### Work to be completed
The lines to extract run from the first line of the material below to the line containing "0.143, 0.136, 0.132];", both included; leave the pictures behind.

### Supplied material
* begin *
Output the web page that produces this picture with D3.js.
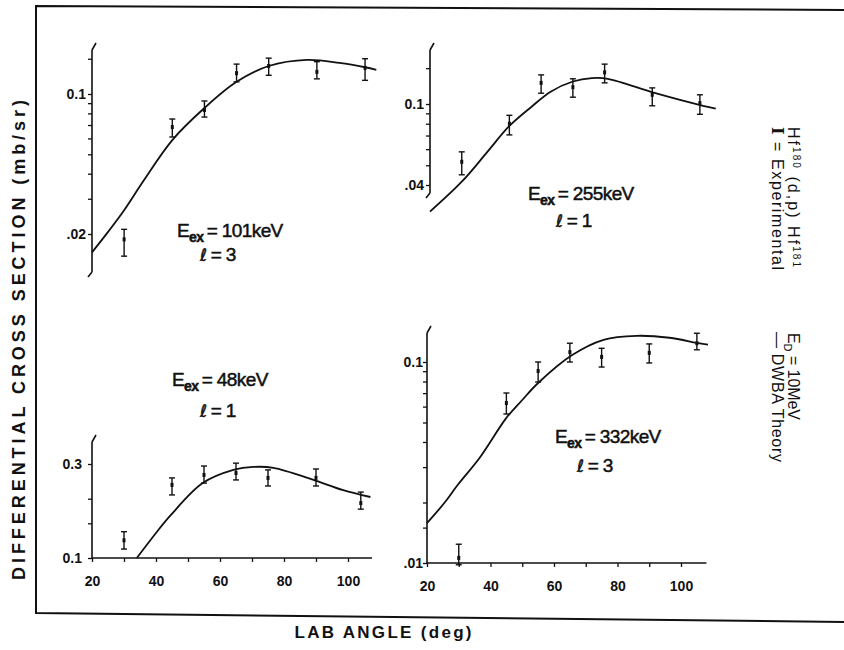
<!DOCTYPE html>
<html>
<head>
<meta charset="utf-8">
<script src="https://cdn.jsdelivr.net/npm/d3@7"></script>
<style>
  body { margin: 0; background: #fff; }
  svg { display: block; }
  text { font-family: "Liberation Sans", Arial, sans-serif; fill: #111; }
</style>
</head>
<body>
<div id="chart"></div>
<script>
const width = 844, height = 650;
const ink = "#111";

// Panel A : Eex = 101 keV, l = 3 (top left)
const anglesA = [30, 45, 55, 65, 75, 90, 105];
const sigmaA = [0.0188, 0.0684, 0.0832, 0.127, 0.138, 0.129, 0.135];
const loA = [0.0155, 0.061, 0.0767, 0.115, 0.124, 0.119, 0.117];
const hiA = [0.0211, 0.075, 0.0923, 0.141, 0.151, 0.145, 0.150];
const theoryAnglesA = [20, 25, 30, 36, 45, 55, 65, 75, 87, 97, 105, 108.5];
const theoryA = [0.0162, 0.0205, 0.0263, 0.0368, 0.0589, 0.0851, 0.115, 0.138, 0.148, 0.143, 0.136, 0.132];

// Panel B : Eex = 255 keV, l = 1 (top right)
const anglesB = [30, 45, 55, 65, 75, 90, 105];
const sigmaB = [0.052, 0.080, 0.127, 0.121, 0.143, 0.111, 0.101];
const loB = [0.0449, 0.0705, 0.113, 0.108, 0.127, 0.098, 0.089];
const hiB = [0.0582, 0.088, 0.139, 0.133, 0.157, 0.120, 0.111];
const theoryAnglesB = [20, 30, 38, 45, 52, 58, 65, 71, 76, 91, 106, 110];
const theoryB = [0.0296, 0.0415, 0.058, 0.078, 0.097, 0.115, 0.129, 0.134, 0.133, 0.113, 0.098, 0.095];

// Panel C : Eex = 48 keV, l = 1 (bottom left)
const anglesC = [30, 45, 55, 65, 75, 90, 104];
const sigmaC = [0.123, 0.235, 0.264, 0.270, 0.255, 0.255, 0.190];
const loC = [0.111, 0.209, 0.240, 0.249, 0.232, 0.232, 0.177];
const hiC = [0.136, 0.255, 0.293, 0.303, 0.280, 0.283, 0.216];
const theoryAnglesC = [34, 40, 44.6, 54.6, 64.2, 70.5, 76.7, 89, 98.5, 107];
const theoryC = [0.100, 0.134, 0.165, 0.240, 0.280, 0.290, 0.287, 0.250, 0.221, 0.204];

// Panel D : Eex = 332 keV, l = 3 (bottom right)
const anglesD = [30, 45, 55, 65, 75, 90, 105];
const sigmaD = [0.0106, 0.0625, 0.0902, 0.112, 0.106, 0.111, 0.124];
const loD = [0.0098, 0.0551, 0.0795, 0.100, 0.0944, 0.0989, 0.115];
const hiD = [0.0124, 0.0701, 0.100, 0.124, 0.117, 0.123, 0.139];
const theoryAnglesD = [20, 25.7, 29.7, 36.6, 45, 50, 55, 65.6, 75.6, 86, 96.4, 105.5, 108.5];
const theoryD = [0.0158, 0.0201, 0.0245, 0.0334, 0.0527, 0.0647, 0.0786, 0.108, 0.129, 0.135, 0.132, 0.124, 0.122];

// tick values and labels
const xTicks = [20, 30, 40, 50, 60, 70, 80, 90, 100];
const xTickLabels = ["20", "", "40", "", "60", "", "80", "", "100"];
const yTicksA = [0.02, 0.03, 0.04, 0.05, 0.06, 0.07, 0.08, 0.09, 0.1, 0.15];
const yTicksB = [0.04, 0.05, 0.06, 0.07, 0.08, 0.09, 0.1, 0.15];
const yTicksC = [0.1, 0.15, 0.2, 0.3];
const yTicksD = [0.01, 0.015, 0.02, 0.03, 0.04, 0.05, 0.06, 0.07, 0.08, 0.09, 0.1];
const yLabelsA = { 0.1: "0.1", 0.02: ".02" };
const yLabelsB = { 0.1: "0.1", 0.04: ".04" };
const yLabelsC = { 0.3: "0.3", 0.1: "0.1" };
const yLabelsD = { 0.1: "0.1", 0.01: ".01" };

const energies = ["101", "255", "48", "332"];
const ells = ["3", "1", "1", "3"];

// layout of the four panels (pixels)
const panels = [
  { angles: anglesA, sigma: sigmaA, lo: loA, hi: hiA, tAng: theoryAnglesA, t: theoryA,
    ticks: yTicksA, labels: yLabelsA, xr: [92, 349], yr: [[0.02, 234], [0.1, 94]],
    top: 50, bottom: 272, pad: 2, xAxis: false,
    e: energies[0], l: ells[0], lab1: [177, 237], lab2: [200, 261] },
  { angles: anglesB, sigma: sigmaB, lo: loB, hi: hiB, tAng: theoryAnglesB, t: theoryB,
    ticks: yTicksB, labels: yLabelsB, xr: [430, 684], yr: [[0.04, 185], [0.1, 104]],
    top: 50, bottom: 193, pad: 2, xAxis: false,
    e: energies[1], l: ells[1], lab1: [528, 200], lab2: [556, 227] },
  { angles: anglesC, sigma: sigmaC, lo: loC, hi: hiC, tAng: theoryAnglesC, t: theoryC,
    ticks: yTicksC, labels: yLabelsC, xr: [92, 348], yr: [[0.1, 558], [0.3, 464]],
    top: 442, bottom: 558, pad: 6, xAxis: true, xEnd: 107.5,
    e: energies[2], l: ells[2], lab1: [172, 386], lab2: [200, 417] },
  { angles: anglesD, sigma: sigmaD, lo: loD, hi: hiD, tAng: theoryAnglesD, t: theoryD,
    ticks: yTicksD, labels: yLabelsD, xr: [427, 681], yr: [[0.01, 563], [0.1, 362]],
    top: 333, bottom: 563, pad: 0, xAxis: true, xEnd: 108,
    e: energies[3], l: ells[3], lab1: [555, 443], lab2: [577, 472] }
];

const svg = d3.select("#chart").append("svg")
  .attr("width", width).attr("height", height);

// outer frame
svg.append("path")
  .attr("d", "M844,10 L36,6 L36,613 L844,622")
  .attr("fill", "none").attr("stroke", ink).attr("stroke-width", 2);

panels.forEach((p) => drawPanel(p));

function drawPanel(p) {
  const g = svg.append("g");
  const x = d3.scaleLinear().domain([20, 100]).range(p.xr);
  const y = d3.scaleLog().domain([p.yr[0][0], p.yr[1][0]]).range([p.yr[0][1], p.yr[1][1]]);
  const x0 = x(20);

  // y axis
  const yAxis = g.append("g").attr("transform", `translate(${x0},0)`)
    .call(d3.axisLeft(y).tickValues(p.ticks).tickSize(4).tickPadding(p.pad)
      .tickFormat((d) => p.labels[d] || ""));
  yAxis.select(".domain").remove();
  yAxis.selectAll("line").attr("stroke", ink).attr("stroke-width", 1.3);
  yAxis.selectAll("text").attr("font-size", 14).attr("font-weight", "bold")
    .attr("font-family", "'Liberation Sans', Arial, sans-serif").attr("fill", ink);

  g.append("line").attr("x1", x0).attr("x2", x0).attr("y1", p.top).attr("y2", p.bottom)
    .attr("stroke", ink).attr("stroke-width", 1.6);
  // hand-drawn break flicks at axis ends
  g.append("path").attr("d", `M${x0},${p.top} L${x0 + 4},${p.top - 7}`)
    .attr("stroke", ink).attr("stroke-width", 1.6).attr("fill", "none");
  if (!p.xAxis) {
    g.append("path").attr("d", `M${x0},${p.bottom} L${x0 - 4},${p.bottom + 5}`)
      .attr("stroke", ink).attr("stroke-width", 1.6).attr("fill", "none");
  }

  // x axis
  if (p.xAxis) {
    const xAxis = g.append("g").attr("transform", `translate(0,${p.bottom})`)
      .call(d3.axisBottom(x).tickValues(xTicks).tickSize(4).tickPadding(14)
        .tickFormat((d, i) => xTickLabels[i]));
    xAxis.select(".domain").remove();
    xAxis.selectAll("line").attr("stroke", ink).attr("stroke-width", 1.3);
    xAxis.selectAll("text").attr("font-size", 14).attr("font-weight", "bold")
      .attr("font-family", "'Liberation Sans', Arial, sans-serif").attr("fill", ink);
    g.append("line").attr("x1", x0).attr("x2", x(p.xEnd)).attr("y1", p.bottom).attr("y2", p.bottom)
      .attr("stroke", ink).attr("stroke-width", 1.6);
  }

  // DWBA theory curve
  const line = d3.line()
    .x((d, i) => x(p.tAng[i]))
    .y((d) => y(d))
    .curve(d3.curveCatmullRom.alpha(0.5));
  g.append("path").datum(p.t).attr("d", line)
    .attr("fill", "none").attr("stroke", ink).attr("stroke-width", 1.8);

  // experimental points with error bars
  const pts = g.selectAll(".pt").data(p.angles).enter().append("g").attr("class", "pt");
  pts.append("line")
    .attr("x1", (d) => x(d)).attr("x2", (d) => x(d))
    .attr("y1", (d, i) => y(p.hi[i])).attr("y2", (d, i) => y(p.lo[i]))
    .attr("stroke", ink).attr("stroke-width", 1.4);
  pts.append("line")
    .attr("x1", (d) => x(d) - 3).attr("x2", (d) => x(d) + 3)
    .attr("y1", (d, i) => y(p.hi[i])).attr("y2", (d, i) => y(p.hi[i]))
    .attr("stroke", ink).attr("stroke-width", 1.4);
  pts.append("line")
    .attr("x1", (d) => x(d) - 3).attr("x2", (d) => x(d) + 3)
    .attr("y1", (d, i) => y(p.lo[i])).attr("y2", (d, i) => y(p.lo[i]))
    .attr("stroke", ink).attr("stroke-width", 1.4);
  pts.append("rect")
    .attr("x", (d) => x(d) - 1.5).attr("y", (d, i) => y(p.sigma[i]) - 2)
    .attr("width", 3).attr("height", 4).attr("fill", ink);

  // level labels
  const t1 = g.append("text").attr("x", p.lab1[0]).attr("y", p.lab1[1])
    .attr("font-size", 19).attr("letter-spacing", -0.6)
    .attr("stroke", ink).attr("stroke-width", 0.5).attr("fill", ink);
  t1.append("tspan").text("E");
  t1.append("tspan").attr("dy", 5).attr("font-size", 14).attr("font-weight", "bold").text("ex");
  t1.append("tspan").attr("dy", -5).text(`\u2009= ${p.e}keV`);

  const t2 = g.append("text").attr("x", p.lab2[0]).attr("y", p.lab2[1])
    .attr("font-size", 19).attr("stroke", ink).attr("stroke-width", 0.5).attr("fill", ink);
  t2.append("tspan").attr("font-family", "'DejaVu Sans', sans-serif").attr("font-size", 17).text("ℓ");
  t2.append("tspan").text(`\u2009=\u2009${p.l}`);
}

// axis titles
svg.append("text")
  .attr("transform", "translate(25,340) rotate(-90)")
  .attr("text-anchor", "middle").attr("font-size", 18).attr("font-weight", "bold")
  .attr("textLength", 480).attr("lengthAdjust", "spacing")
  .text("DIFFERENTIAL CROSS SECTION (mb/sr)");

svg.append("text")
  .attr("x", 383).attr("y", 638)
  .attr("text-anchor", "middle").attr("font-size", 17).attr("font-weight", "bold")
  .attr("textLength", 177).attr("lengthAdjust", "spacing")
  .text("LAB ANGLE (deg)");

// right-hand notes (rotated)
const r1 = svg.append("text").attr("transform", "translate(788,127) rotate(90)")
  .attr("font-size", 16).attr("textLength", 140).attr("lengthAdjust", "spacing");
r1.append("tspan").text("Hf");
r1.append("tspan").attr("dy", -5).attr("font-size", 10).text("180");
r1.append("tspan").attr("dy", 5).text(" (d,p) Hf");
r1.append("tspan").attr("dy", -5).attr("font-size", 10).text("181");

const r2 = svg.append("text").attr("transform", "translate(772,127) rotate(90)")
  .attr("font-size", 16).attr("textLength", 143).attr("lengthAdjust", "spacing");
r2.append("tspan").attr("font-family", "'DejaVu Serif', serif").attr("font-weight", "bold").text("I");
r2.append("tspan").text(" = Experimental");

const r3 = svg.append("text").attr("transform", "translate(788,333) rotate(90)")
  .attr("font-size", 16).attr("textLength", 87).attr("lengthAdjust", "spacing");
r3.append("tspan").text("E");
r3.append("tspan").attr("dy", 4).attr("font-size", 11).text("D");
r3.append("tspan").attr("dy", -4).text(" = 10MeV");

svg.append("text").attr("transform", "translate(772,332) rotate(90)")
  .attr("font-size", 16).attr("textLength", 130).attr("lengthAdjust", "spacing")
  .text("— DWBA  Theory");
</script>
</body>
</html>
* end *
### Answer for the task
Output the web page that produces this picture with D3.js.
<!DOCTYPE html>
<html>
<head>
<meta charset="utf-8">
<script src="https://cdn.jsdelivr.net/npm/d3@7"></script>
<style>
  body { margin: 0; background: #fff; }
  svg { display: block; }
  text { font-family: "Liberation Sans", Arial, sans-serif; fill: #111; }
</style>
</head>
<body>
<div id="chart"></div>
<script>
const width = 844, height = 650;
const ink = "#111";

// Panel A : Eex = 101 keV, l = 3 (top left)
const anglesA = [30, 45, 55, 65, 75, 90, 105];
const sigmaA = [0.0188, 0.0684, 0.0832, 0.127, 0.138, 0.129, 0.135];
const loA = [0.0155, 0.061, 0.0767, 0.115, 0.124, 0.119, 0.117];
const hiA = [0.0211, 0.075, 0.0923, 0.141, 0.151, 0.145, 0.150];
const theoryAnglesA = [20, 25, 30, 36, 45, 55, 65, 75, 87, 97, 105, 108.5];
const theoryA = [0.0162, 0.0205, 0.0263, 0.0368, 0.0589, 0.0851, 0.115, 0.138, 0.148, 0.143, 0.136, 0.132];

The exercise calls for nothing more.